From the Metro to the Mountains: Habi in Bontoc
We took the leap of faith -- uprooting ourselves from our comfort zone in the Greater Manila Area to become resident documentarists of Bontoc, Mountain Province -- just this 2016. Two full years after releasing our first full-length documentary film "Walang Rape sa Bontok" ('Bontok, Rapeless' in the international circuit).
And it's one of the most nerve-wracking yet strangely fulfilling decisions we have ever made. The following is a litany of things you need to know before you continue reading from this blogsite.
First: why. Why move. Why Bontoc.
For a backgrounder, our vision as a media company has been largely shaped by events that ALL happened in the Gran Cordilleras: Lester and I officially becoming a couple in a Batad shoot; videographing our first non-voiceover documentary in Mt. Pulag; completing the Lagawe-Tinoc-Lagawe mountain bike loop; Lester's first tentative steps as a videographer in Lubuagan and Tinglayan; being part of the four-headed prod team for the last shoot leg of "The Woman Behind The Tattoo Artist" in Buscalan and getting inked by Ina Whang-od herself, by her own gentle prodding. Of course, finally, the life-changing five-month immersion and research about the old Bontok generation's rapeless society.
All those added up to our re-education and further Filipinization of our world view.
But we've lived relatively charmed lives before.
Here in Bontoc, by choice, we're left to our own devices: no more instant rescue from ze parents and sibs, nor belly-rubathons with our home dogs and felines. No more well-stocked city markets that run the gamut from oysters to labandera dresses, nor 24-hour convenience store franchises. No more elevators, escalators, beer-below-zero, nor midnight food trips somewhere in seedy Alabang or urine-soaked Quezon City. Thinly-sliced pork chop is a rarity here. Poetry jams and the cinema experience, even rarer.
But by the mountain's grace, we are humbled: we have fresh air, fresh leafies (Watercress and other greens that are organically grown), and DIY jobs have been saving us so far. We have clement mountain trails, well-nourished waterfalls and rice terraces. RICE TERRACES. Salted meat. Great basi and tapey. Shops selling pasiking and a bright red wanes or a green tapis. And an exciting infancy stage for the "fine arts" in the vicinity. For cinema. Central Cordilleran cinema.
No bag-slashers.
We do our own laundry, cook our own food, fix our own machines, compute our own finances, pay our own bills, the non-glamorous greasy stuff, all while tending to a start-up multimedia studio tucked five hours away from mainstream Cordillera.
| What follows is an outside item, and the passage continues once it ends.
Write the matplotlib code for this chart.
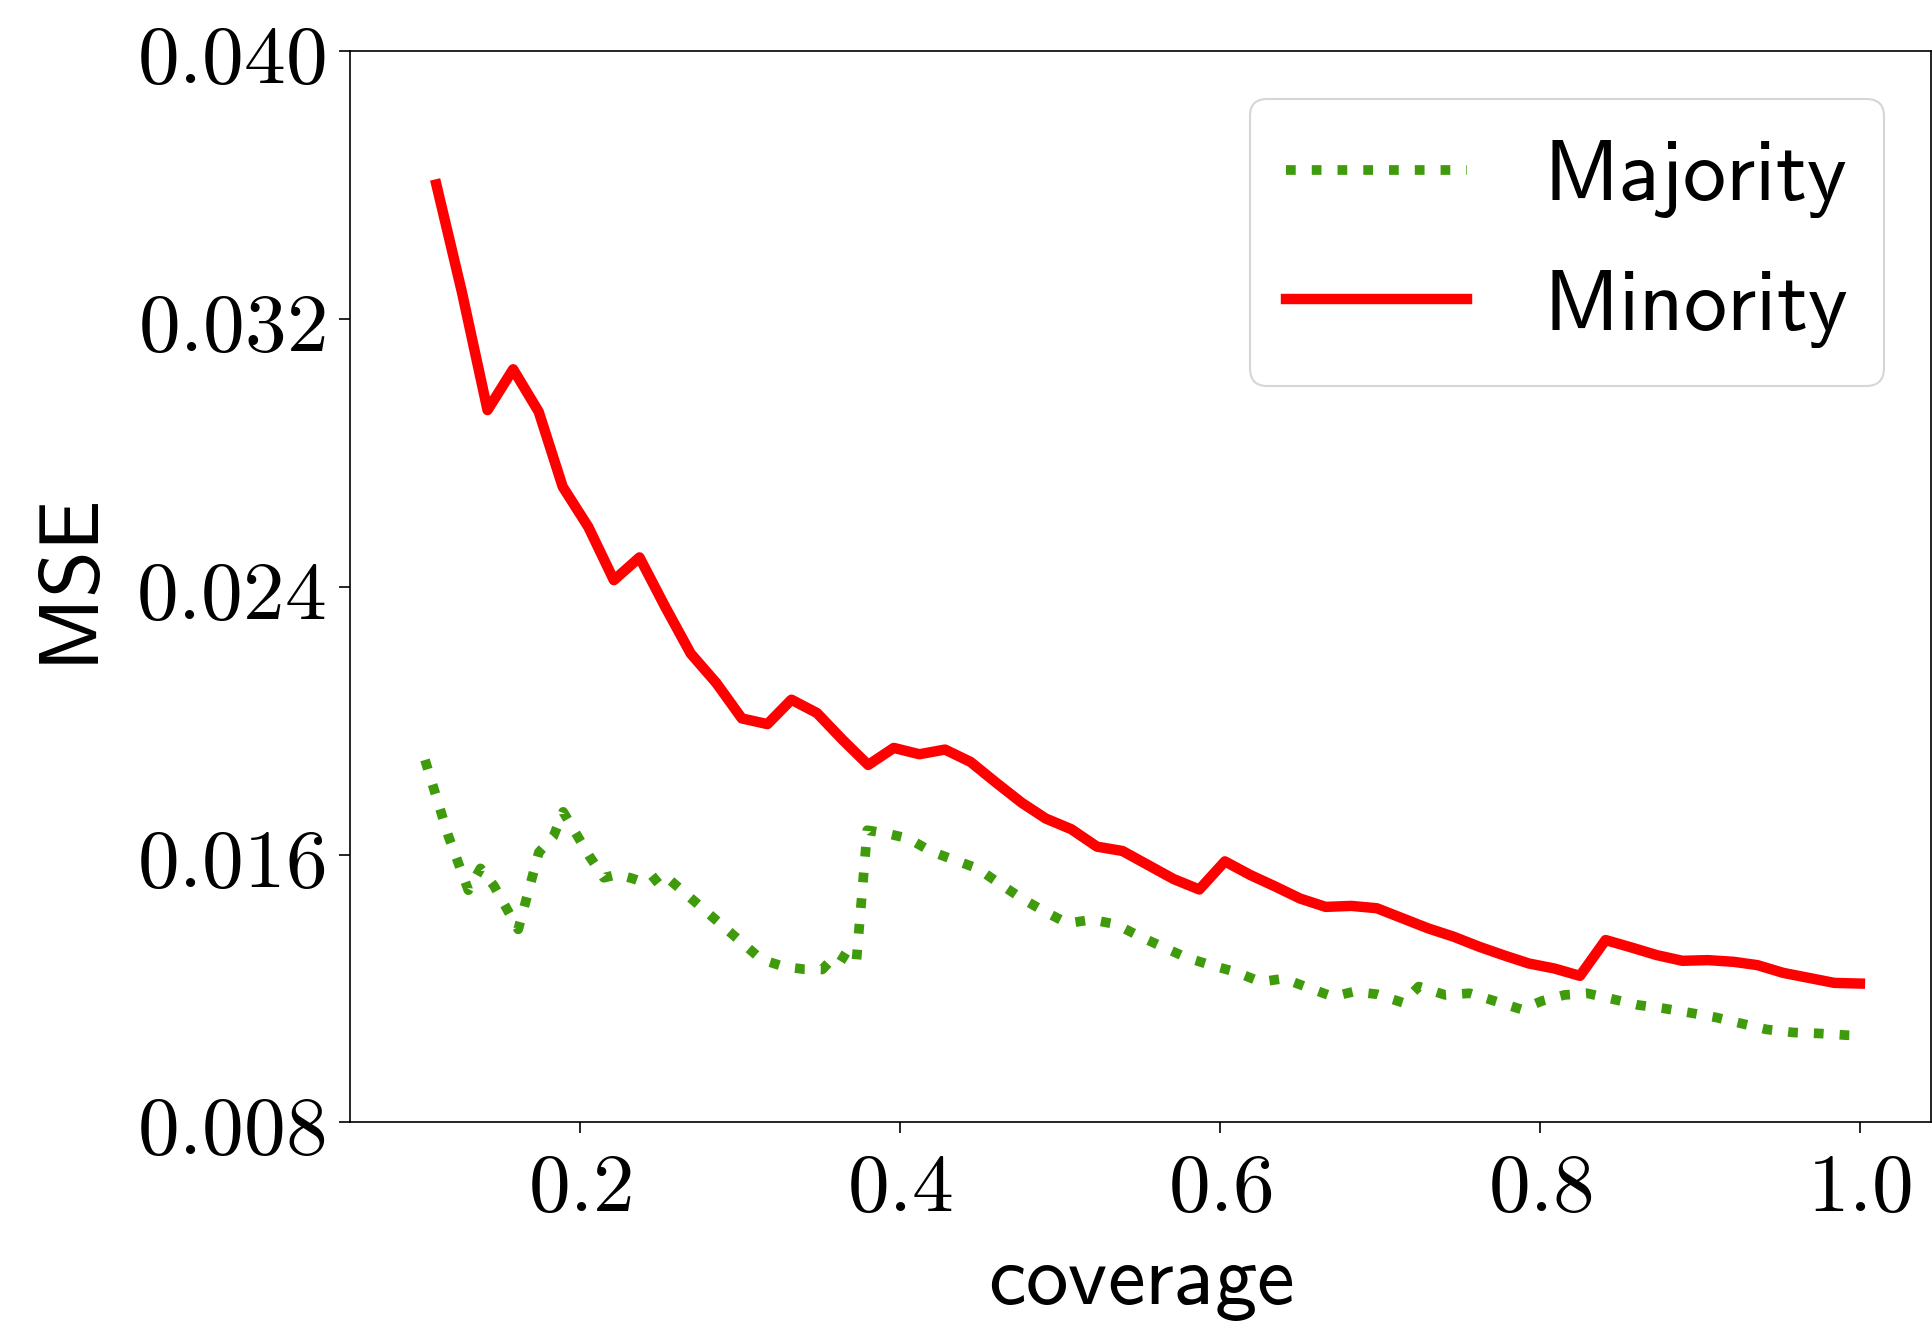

And then suffering anxiety attacks due to crying neighborhood dogs and our still-nonexistent second documentary. And then realizing again that we have clement mountain trails, well-nourished waterfalls and rice terraces. And good neighborhood yogurt. And genuinely good neighbors.
AND NO GODDAMN EDSA/C5 TRAFFIC.
We're not saying we've found nirvana. But Bontoc has sent us kneeling down to our once-proud, balut-fed knees and transforming into our most basic, most grateful, most inspired selves.
In this blog, we're giving you a glimpse of how it is to be slapped silly by fate and then re-calibrated by the indigene example. We're giving you a glimpse of how it is to be a start-up media company composed of cultural half-bloods.
Consider this a tribute to the people and town that rebirthed our identity. Bontoc is currently being pushed and pulled by the old and the new, but perhaps, we have been placed here by fate just in time, to learn from the ways of the Bontok Igorot, and to let us record their fleeting stories. One frame at a time, with somewhat a Bontoc and/or Bontok state of mind.
Welcome to the reborn Habi Collective blog.